You deserve the support
My mom moved in with us a month and a half ago and I’ve loved it so far.
I’ve been sharing how we’ve been out an about, putting together the nursery, the food she’s been making for David and I—yet sometimes, I do have some pause about it.
I’m 35-years-old and my mom is here making me lunch, helping us with laundry, groceries, and some home maintenance. Is this immature? Do people now think I’m not self-sufficient?
As the eldest daughter, I’ve always had an unspoken responsibility to take care of things myself. To be hyper-independent, an overachiever, and when I left home at 17 for college, I basically never looked back.

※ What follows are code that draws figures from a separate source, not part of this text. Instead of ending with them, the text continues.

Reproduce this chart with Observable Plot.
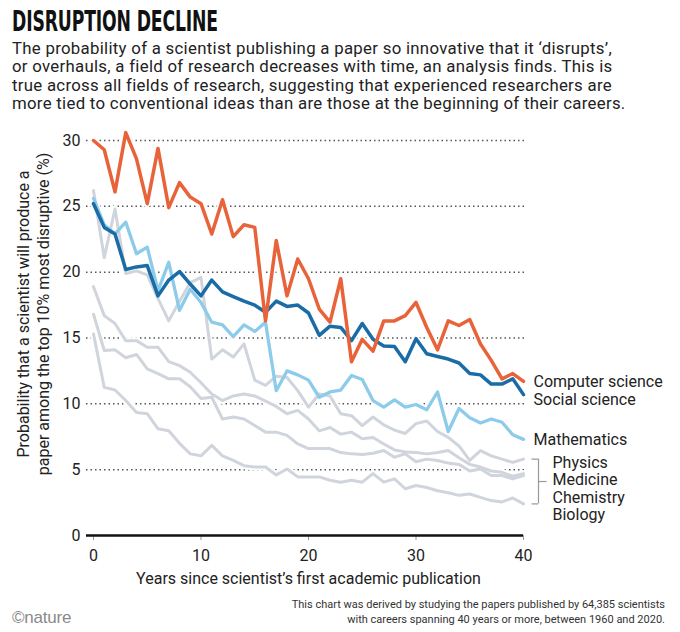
<!DOCTYPE html>
<html>
<head>
<meta charset="utf-8">
<script src="https://cdn.jsdelivr.net/npm/d3@7"></script>
<script src="https://cdn.jsdelivr.net/npm/@observablehq/plot@0.6"></script>
<style>
  html, body { margin: 0; padding: 0; background: #fff; }
  body { width: 680px; height: 632px; position: relative; overflow: hidden; font-family: Roboto, "Noto Sans", sans-serif; color: #222; }
  #title { position: absolute; left: 12px; top: 5px; font-family: "Liberation Sans Narrow", "DejaVu Sans Condensed", sans-serif; font-weight: bold; font-size: 29px; line-height: 32px; white-space: nowrap; transform-origin: 0 0; color: #111; letter-spacing: -0.2px; }
  #sub { position: absolute; left: 12px; top: 39px; font-size: 16.8px; line-height: 18.3px; white-space: nowrap; color: #222; }
  #sub span { display: block; }
  #chart { position: absolute; left: 0; top: 120px; }
  #foot { position: absolute; right: 15px; top: 597px; text-align: right; font-family: "Liberation Sans Narrow", "Roboto", sans-serif; font-size: 11px; line-height: 15px; color: #333; white-space: nowrap; }
  #logo { position: absolute; left: 12px; top: 608px; font-family: "Liberation Sans Narrow", sans-serif; font-size: 17px; color: #8a8a8a; letter-spacing: -0.2px; }
</style>
</head>
<body>
<div id="title">DISRUPTION DECLINE</div>
<div id="sub"><span id="sub1">The probability of a scientist publishing a paper so innovative that it ‘disrupts’,</span><span>or overhauls, a field of research decreases with time, an analysis finds. This is</span><span>true across all fields of research, suggesting that experienced researchers are</span><span>more tied to conventional ideas than are those at the beginning of their careers.</span></div>
<div id="chart"></div>
<div id="foot">This chart was derived by studying the papers published by 64,385 scientists<br>with careers spanning 40 years or more, between 1960 and 2020.</div>
<div id="logo">©nature</div>
<script>
const years = [0,1,2,3,4,5,6,7,8,9,10,11,12,13,14,15,16,17,18,19,20,21,22,23,24,25,26,27,28,29,30,31,32,33,34,35,36,37,38,39,40];
const xTicks = [0, 10, 20, 30, 40];
const yTicks = [0, 5, 10, 15, 20, 25, 30];

const computerScience = [30.0, 29.3, 26.1, 30.6, 28.6, 25.2, 29.4, 24.9, 26.8, 25.7, 25.2,
  22.9, 25.5, 22.7, 23.6, 23.4, 16.3, 22.4, 18.2, 21.0, 19.5,
  17.2, 16.2, 19.5, 13.2, 14.9, 14.0, 16.3, 16.3, 16.7, 17.7,
  15.8, 14.1, 16.3, 15.95, 16.4, 14.55, 13.3, 11.9, 12.3, 11.7];
const socialScience = [25.2, 23.4, 22.9, 20.2, 20.4, 20.5, 18.2, 19.4, 20.05, 19.1, 18.2,
  19.4, 18.5, 18.15, 17.8, 17.5, 16.95, 17.8, 17.4, 17.5, 16.9,
  15.2, 15.9, 15.8, 14.8, 16.1, 14.9, 14.4, 14.35, 13.2, 14.95,
  13.8, 13.6, 13.4, 13.1, 12.3, 12.2, 11.5, 11.5, 11.9, 10.7];
const mathematics = [25.6, 23.6, 22.9, 23.8, 21.4, 21.9, 18.6, 20.75, 17.1, 18.7, 17.7,
  16.2, 16.0, 15.1, 16.0, 15.5, 16.2, 11.0, 12.5, 12.2, 11.8,
  10.5, 10.9, 11.05, 12.15, 11.85, 10.25, 9.75, 10.3, 9.75, 9.95,
  9.55, 10.9, 7.9, 9.65, 8.95, 8.55, 8.85, 8.6, 7.65, 7.3];
const physics = [26.2, 21.1, 24.8, 19.9, 20.1, 19.8, 18.0, 16.3, 17.8, 19.2, 19.6,
  13.4, 14.1, 13.55, 14.55, 11.8, 11.4, 12.1, 12.0, 11.0, 9.75,
  10.75, 10.6, 9.25, 9.1, 8.35, 9.0, 8.4, 8.0, 7.75, 8.5,
  8.7, 7.9, 7.45, 6.8, 5.7, 6.45, 6.05, 5.8, 5.55, 5.8];
const medicine = [18.9, 16.7, 16.1, 14.8, 14.8, 14.3, 14.3, 13.2, 12.9, 12.4, 11.6,
  10.75, 10.25, 10.6, 10.75, 10.6, 10.2, 9.8, 9.25, 9.5, 8.85,
  7.95, 8.2, 7.7, 7.85, 7.35, 7.45, 6.95, 6.5, 6.35, 6.3,
  6.2, 6.3, 6.45, 5.9, 5.4, 5.2, 4.9, 4.8, 4.5, 4.7];
const chemistry = [16.8, 14.05, 14.1, 13.5, 13.75, 12.65, 12.3, 11.9, 11.9, 11.3, 10.4,
  10.5, 8.85, 9.0, 8.85, 8.35, 7.85, 7.85, 7.6, 6.95, 6.6,
  6.6, 6.6, 6.3, 6.2, 6.15, 6.25, 6.45, 5.95, 6.2, 5.6,
  5.8, 5.7, 5.5, 5.4, 4.9, 5.05, 4.55, 4.55, 4.3, 4.55];
const biology = [15.3, 11.25, 11.05, 10.25, 9.35, 9.25, 8.1, 7.95, 7.0, 6.2, 6.05,
  6.85, 6.05, 5.7, 5.3, 5.2, 5.2, 4.6, 5.05, 4.45, 4.45,
  4.45, 4.2, 4.05, 4.2, 4.05, 4.7, 4.05, 4.3, 3.55, 3.8,
  3.65, 3.4, 3.25, 3.05, 3.15, 2.9, 2.65, 2.55, 2.85, 2.4];

const fieldNames = ["Physics", "Medicine", "Chemistry", "Biology", "Mathematics", "Social science", "Computer science"];
const fieldValues = [physics, medicine, chemistry, biology, mathematics, socialScience, computerScience];
const fieldColors = ["#d0d4dc", "#d0d4dc", "#d0d4dc", "#d0d4dc", "#8dcbea", "#1a6ca6", "#e8633a"];
const fieldWidths = [3, 3, 3, 3, 3.3, 3.5, 3.5];
const labelDy = [0, 0, 0, 0, 0, 5, 0];

const rows = fieldNames.flatMap((name, k) => years.map((year, i) => ({field: name, year, value: fieldValues[k][i]})));
const lastYear = years[years.length - 1];
const grayEnds = fieldValues.slice(0, 4).map(v => v[v.length - 1]);
const bracketTop = d3.max(grayEnds), bracketBottom = d3.min(grayEnds);
const bracketMid = (bracketTop + bracketBottom) / 2;

const lineMarks = fieldNames.map((name, k) =>
  Plot.line(rows.filter(r => r.field === name), {x: "year", y: "value", stroke: fieldColors[k], strokeWidth: fieldWidths[k]}));

const colorLabels = [4, 5, 6].map(k =>
  Plot.text([fieldValues[k][fieldValues[k].length - 1]], {x: () => lastYear, y: d => d, text: () => fieldNames[k],
    dx: 10, dy: labelDy[k], textAnchor: "start", fill: "#222", fontSize: 16}));

const chart = Plot.plot({
  width: 680, height: 470,
  marginTop: 20, marginBottom: 55, marginLeft: 93, marginRight: 157,
  x: {domain: [0, 40]},
  y: {domain: [0, 30]},
  style: {fontFamily: "Roboto, 'Noto Sans', sans-serif", fontSize: "16px", color: "#222", overflow: "visible", background: "transparent"},
  marks: [
    Plot.ruleY(yTicks.filter(d => d > 0), {stroke: "#555", strokeWidth: 1.5, strokeDasharray: "1.5 3", insetLeft: -7, insetRight: -2}),
    Plot.line(rows, {x: "year", y: "value", z: "field", stroke: "white", strokeWidth: 7}),
    ...lineMarks,
    Plot.axisY({ticks: yTicks, tickSize: 0, tickPadding: 13, label: null, fontSize: 16, fill: "#222"}),
    Plot.axisX({ticks: xTicks, tickSize: 5, tickPadding: 9, label: null, fontSize: 16, stroke: "#999", fill: "#222"}),
    Plot.ruleY([0], {stroke: "#111", strokeWidth: 2.6, insetLeft: -7}),
    ...colorLabels,
    Plot.text([bracketTop], {x: () => lastYear, y: d => d, text: () => fieldNames.slice(0, 4).join("\n"),
      lineAnchor: "top", lineHeight: 1.1, dx: 29, dy: -4, textAnchor: "start", fill: "#222", fontSize: 16}),
    Plot.ruleX([lastYear], {y1: () => bracketTop, y2: () => bracketBottom, dx: 15, stroke: "#999", strokeWidth: 1.2}),
    Plot.ruleY([bracketTop, bracketBottom], {x1: () => lastYear, x2: () => lastYear, insetLeft: 8.5, insetRight: -15, stroke: "#999", strokeWidth: 1.2}),
    Plot.ruleY([bracketMid], {x1: () => lastYear, x2: () => lastYear, insetLeft: 15, insetRight: -23.5, stroke: "#999", strokeWidth: 1.2}),
    Plot.text(["Probability that a scientist will produce a\npaper among the top 10% most disruptive (%)"],
      {frameAnchor: "left", textAnchor: "middle", lineAnchor: "middle", rotate: -90, dx: -61, dy: -24, lineHeight: 1.25, fontSize: 16, fill: "#222"}),
    Plot.text(["Years since scientist’s first academic publication"],
      {frameAnchor: "bottom", lineAnchor: "middle", dy: 43, fontSize: 16, fill: "#222"})
  ]
});
document.getElementById("chart").appendChild(chart);

const t = document.getElementById("title");
const w = t.getBoundingClientRect().width;
t.style.transform = `scaleX(${206 / w})`;

// fit subtitle width to the reference measure
const s1 = document.getElementById("sub1");
const r = document.createRange(); r.selectNodeContents(s1);
const sw = r.getBoundingClientRect().width;
const nChars = s1.textContent.length;
document.getElementById("sub").style.letterSpacing = ((600 - sw) / nChars) + "px";
</script>
</body>
</html>
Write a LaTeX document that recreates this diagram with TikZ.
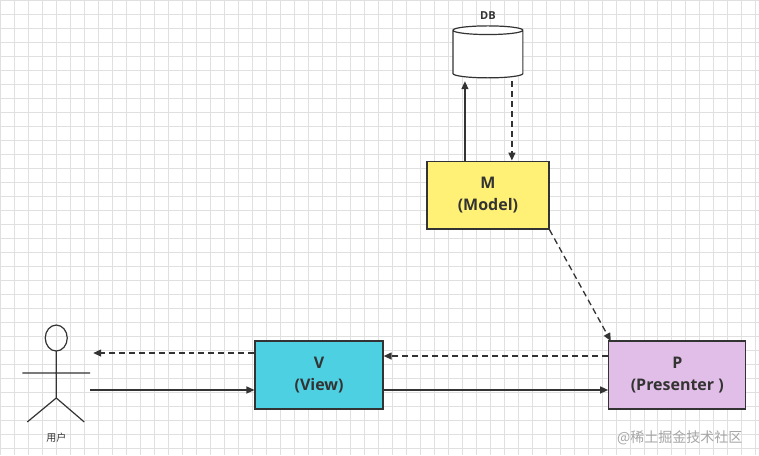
\documentclass[tikz,border=0pt]{standalone}
\usepackage{fontspec}
\setmainfont{Open Sans}
\newfontfamily\cjk{Noto Sans CJK SC}
\usetikzlibrary{arrows.meta,shapes.geometric}
\definecolor{mY}{HTML}{FFF176}
\definecolor{vC}{HTML}{4DD0E1}
\definecolor{pP}{HTML}{E1BEE7}
\tikzset{
 box/.style={draw=black!80,line width=1.3pt,minimum width=#1,minimum height=68pt,align=center,font=\bfseries\fontsize{16}{22}\selectfont,text=black!80},
 con/.style={line width=1.3pt,draw=black!80,-{Triangle[length=8pt,width=7pt]}},
 dcon/.style={con,dash pattern=on 6pt off 4pt}
}
\begin{document}
\begin{tikzpicture}[x=1pt,y=-1pt]
\fill[white](0,0) rectangle (759,455);
\foreach \i in {0,14,...,759} \draw[black!12,line width=0.6pt] (\i,0)--(\i,455);
\foreach \j in {0,14,...,455} \draw[black!12,line width=0.6pt] (0,\j)--(759,\j);
\useasboundingbox (0,0) rectangle (759,455);
\node[cylinder,shape border rotate=90,draw=black!80,line width=1.2pt,fill=white,minimum width=70pt,minimum height=52pt,aspect=1.3] (db) at (488,55) {};
\node[font=\bfseries\fontsize{11}{13}\selectfont,text=black!80] (dbl) at (488,15) {DB};
\node[box=122pt,fill=mY] (m) at (488,195) {M\\(Model)};
\node[box=128pt,fill=vC] (v) at (319,375) {V\\(View)};
\node[box=137pt,fill=pP] (p) at (677.5,375) {P\\(Presenter )};
% stick figure
\draw[black!80,line width=1.2pt] (56,338) ellipse (11 and 13);
\draw[black!80,line width=1.2pt] (22,373)--(90,373) (56,351)--(56,398) (27,422)--(56,398)--(84,422);
\coordinate (uR1) at (93,353);
\coordinate (uR2) at (90,390);
\node[font=\cjk\fontsize{10}{12}\selectfont,text=black!80] (user) at (56,438) {用户};
\draw[dcon] (v.west|-uR1) -- (uR1);
\draw[con] (uR2) -- (v.west|-uR2);
\draw[dcon] (p.west|-0,356) -- (v.east|-0,356);
\draw[con] (v.east|-0,390) -- (p.west|-0,390);
\draw[dcon] (m.south east) -- (611,341);
\draw[con] (m.north-|465,0) -- (465,81);
\draw[dcon] (512,81) -- (m.north-|512,0);
\node[font=\cjk\fontsize{14}{16}\selectfont,text=black!35] (wm) at (680,438) {@稀土掘金技术社区};
\end{tikzpicture}
\end{document}
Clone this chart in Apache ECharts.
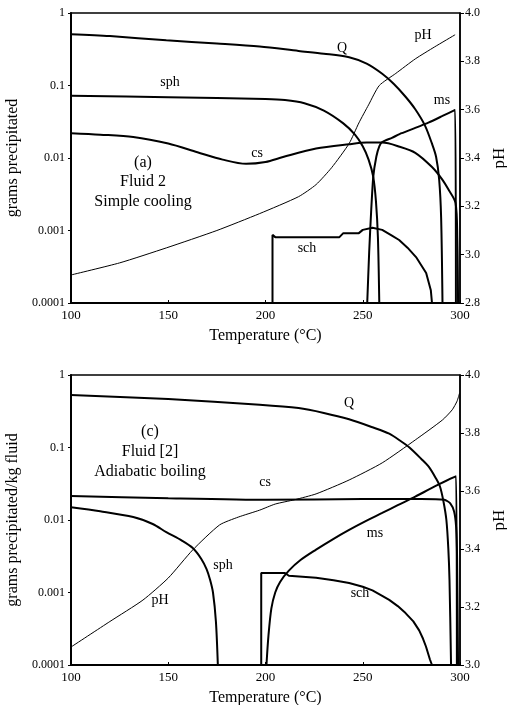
<!DOCTYPE html>
<html>
<head>
<meta charset="utf-8">
<script src="https://cdn.jsdelivr.net/npm/echarts@6/dist/echarts.min.js"></script>
<style>
  html, body { margin: 0; padding: 0; background: #fff; }
</style>
</head>
<body>
<div id="chart" style="width: 507px;height:705px;"></div>
<script>
// axis ticks
var tempTicks = [100, 150, 200, 250, 300];
var logTicks = ['0.0001', '0.001', '0.01', '0.1', '1'];

// (a) Fluid 2, simple cooling  -- [temperature, grams]
var qA = [[100,0.51],[120,0.48],[149,0.42],[175,0.38],[197,0.345],[217,0.30],[230,0.275],[243,0.245],[252,0.2],[260,0.145],[266,0.105],[272,0.07],[277,0.047],[282,0.028],[285.5,0.016],[287.7,0.0104],[289.3,0.005],[290.3,0.0015],[291,0.0001]];
var sphA = [[100,0.072],[150,0.069],[200,0.065],[210,0.063],[220,0.057],[230,0.045],[240,0.03],[246,0.021],[250,0.0145],[253,0.0095],[255.4,0.0055],[256.8,0.0025],[257.8,0.0008],[258.5,0.0001]];
var csA = [[100,0.022],[115,0.021],[132,0.0195],[150,0.0158],[165,0.012],[178,0.0095],[190,0.0083],[200,0.0088],[209,0.0103],[226,0.0135],[243,0.0155],[252,0.0163],[260,0.0163],[269,0.0143],[277,0.0118],[285.6,0.0075],[291,0.005],[294,0.0037],[297.7,0.0024],[298.6,0.0008],[299,0.0001]];
var msA = [[252.3,0.0001],[253.3,0.0005],[254.3,0.0018],[255.4,0.0055],[257,0.0105],[258.5,0.0145],[260,0.0166],[265,0.019],[270,0.022],[277,0.026],[284,0.031],[291,0.038],[297.5,0.046],[297.9,0.0001]];
var schA = [[203.6,0.0001],[203.6,0.00087],[205,0.00081],[238,0.00081],[240,0.00092],[248,0.00092],[250,0.00102],[255,0.00109],[260,0.00102],[265,0.00085],[268.7,0.00074],[273,0.00058],[277.4,0.00043],[282.6,0.00026],[285,0.00015],[285.6,0.0001]];
var phA = [[100,2.916],[125,2.966],[149,3.028],[175,3.10],[197,3.17],[217,3.24],[226,3.29],[234,3.36],[243,3.46],[248,3.545],[253,3.62],[258.5,3.70],[267,3.75],[277,3.81],[287,3.86],[297.5,3.91]];

// (c) Fluid [2], adiabatic boiling
var qC = [[100,0.53],[150,0.465],[197,0.39],[217,0.35],[230,0.30],[243,0.245],[255,0.19],[263.6,0.155],[270,0.12],[274,0.10],[280,0.07],[284,0.054],[287.5,0.038],[289.7,0.029],[291.5,0.018],[293,0.01],[294,0.004],[294.6,0.0015],[295.4,0.0001]];
var sphC = [[100,0.015],[115,0.0132],[132,0.011],[142,0.0088],[149,0.0068],[157,0.0052],[162.6,0.0041],[167,0.0029],[169.7,0.0021],[171.5,0.0015],[173,0.001],[174.5,0.0004],[175.5,0.0001]];
var csC = [[100,0.0214],[150,0.020],[200,0.019],[250,0.0195],[280,0.0195],[292,0.019],[295,0.017],[297,0.013],[298,0.008],[298.5,0.003],[299,0.0001]];
var msC = [[200.5,0.0001],[201.5,0.00025],[203,0.0006],[205,0.001],[207.5,0.0014],[212,0.002],[218,0.0028],[226,0.0039],[235,0.0055],[243,0.0073],[251,0.0095],[260,0.0125],[268,0.016],[277,0.021],[287,0.029],[298,0.040],[298.4,0.0001]];
var schC = [[197.8,0.0001],[197.8,0.00186],[210,0.00186],[212,0.0017],[226,0.0016],[235,0.00148],[243,0.00135],[250,0.0012],[255,0.00107],[260,0.0009],[263.6,0.00079],[268,0.00065],[272,0.00052],[276,0.0004],[279,0.0003],[281,0.00023],[282.5,0.00018],[284.5,0.00012],[285.6,0.0001]];
var phC = [[100,3.062],[120,3.15],[137,3.224],[150,3.3],[162.6,3.397],[176.4,3.483],[186,3.51],[197,3.534],[205,3.555],[215,3.57],[226,3.59],[243,3.638],[260,3.697],[277,3.776],[291,3.845],[296,3.88],[298.5,3.91],[299.8,3.938]];

var serif = '"Liberation Serif", "DejaVu Serif", serif';

function xAxisCfg(idx) {
  return {
    gridIndex: idx, type: 'value', min: 100, max: 300, interval: 50,
    name: 'Temperature (\u00b0C)', nameLocation: 'middle', nameGap: 25,
    nameTextStyle: { fontFamily: serif, fontSize: 16, color: '#000' },
    axisLine: { lineStyle: { color: '#000', width: 2 } },
    axisTick: { inside: true, length: 3, lineStyle: { color: '#000' } },
    axisLabel: { fontFamily: serif, fontSize: 13, color: '#000', margin: 6 },
    splitLine: { show: false }
  };
}
function logAxisCfg(idx, name) {
  return {
    gridIndex: idx, type: 'log', logBase: 10, min: 0.0001, max: 1,
    name: name, nameLocation: 'middle', nameGap: 50,
    nameTextStyle: { fontFamily: serif, fontSize: 16, color: '#000' },
    axisLine: { show: true, lineStyle: { color: '#000', width: 2 } },
    axisTick: { show: true, length: 3, lineStyle: { color: '#000' } },
    axisLabel: { fontFamily: serif, fontSize: 12, color: '#000', margin: 6,
      formatter: function (v) { return logTicks[Math.round(Math.log10(v)) + 4]; } },
    splitLine: { show: false }, minorTick: { show: false }
  };
}
function phAxisCfg(idx, min) {
  return {
    gridIndex: idx, type: 'value', position: 'right', min: min, max: 4.0, interval: 0.2,
    name: 'pH', nameLocation: 'middle', nameGap: 35, nameRotate: 90,
    nameTextStyle: { fontFamily: serif, fontSize: 17, color: '#000', align: 'center', verticalAlign: 'middle' },
    axisLine: { show: true, lineStyle: { color: '#000', width: 1.5 } },
    axisTick: { show: true, length: 4, lineStyle: { color: '#000' } },
    axisLabel: { fontFamily: serif, fontSize: 12, color: '#000', margin: 5,
      formatter: function (v) { return v.toFixed(1); } },
    splitLine: { show: false }
  };
}
function line(data, xi, yi, w, sm) {
  return {
    type: 'line', data: data, xAxisIndex: xi, yAxisIndex: yi,
    showSymbol: false, symbol: 'none', smooth: sm || false, clip: true,
    lineStyle: { color: '#000', width: w }
  };
}
function label(text, x, y, size) {
  return { type: 'text', x: x, y: y, style: { text: text, fontFamily: serif, fontSize: size || 14,
    fill: '#000', textAlign: 'center', textVerticalAlign: 'middle' } };
}

var myChart = echarts.init(document.getElementById('chart'));
var option = {
  animation: false,
  grid: [
    { left: 71, top: 13, width: 389, height: 290, show: true, borderColor: '#000', borderWidth: 1.5, outerBoundsMode: 'none', containLabel: false },
    { left: 71, top: 375, width: 389, height: 290, show: true, borderColor: '#000', borderWidth: 1.5, outerBoundsMode: 'none', containLabel: false }
  ],
  xAxis: [xAxisCfg(0), xAxisCfg(1)],
  yAxis: [
    logAxisCfg(0, 'grams precipitated'),
    phAxisCfg(0, 2.8),
    logAxisCfg(1, 'grams precipitated/kg fluid'),
    phAxisCfg(1, 3.0)
  ],
  series: [
    line(qA, 0, 0, 2, 0.3), line(sphA, 0, 0, 2, 0.3), line(csA, 0, 0, 2, 0.3),
    line(msA, 0, 0, 2, 0.2), line(schA, 0, 0, 2), line(phA, 0, 1, 1, 0.2),
    line(qC, 1, 2, 2, 0.3), line(sphC, 1, 2, 2, 0.3), line(csC, 1, 2, 2, 0.2),
    line(msC, 1, 2, 2, 0.3), line(schC, 1, 2, 2), line(phC, 1, 3, 1, 0.2)
  ],
  graphic: [
    label('(a)', 143, 163, 16), label('Fluid 2', 143, 182, 16), label('Simple cooling', 143, 202, 16),
    label('Q', 342, 48), label('pH', 423, 35), label('sph', 170, 82), label('cs', 257, 153),
    label('ms', 442, 100), label('sch', 307, 248),
    label('(c)', 150, 432, 16), label('Fluid [2]', 150, 452, 16), label('Adiabatic boiling', 150, 472, 16),
    label('Q', 349, 403), label('cs', 265, 482), label('ms', 375, 533), label('sch', 360, 593),
    label('sph', 223, 565), label('pH', 160, 600)
  ]
};
myChart.setOption(option);
</script>
</body>
</html>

Thrusted myself into adulthood, hard work, grinding, making a name for myself and up until meeting David, didn’t allow myself to rely on the help of anyone else.
Fast-forward 18 years, and in that time I’ve climbed my way up the corporate ladder, pivoted to entrepreneurship, fought my way out of debt, navigated depression and breaking generational curses, married a man who genuinely loves and supports me, bought our first home together.
And now, as I sit here ready to embark on the next chapter, having a baby—hell yes I want my mom *physically* back in my day to day life. Yes, I need her support, love, affection, and expertise. And no, this doesn’t minimize all I’ve accomplished or who I’ve grown to be.
Not to mention, this is a luxury not a lot of people have—parents who are truly supportive, live nearby, or alive, to be with them during times like this. So, the gratitude I have runs deep.
I think those of us who are hyper-independent, eldest daughters, and have had to rely on ourselves for most of our lives have *such* a hard time softening because of just how hard we’ve had to become to get here.
We worry that all we’ve done before this will be in vain. When bay-bee…getting help, genuine support, love, and tender care is what we deserve.
So, don’t fight it. When someone’s willing to be there for you welcome it with open arms. Embrace this part of your journey too. It’s just as important.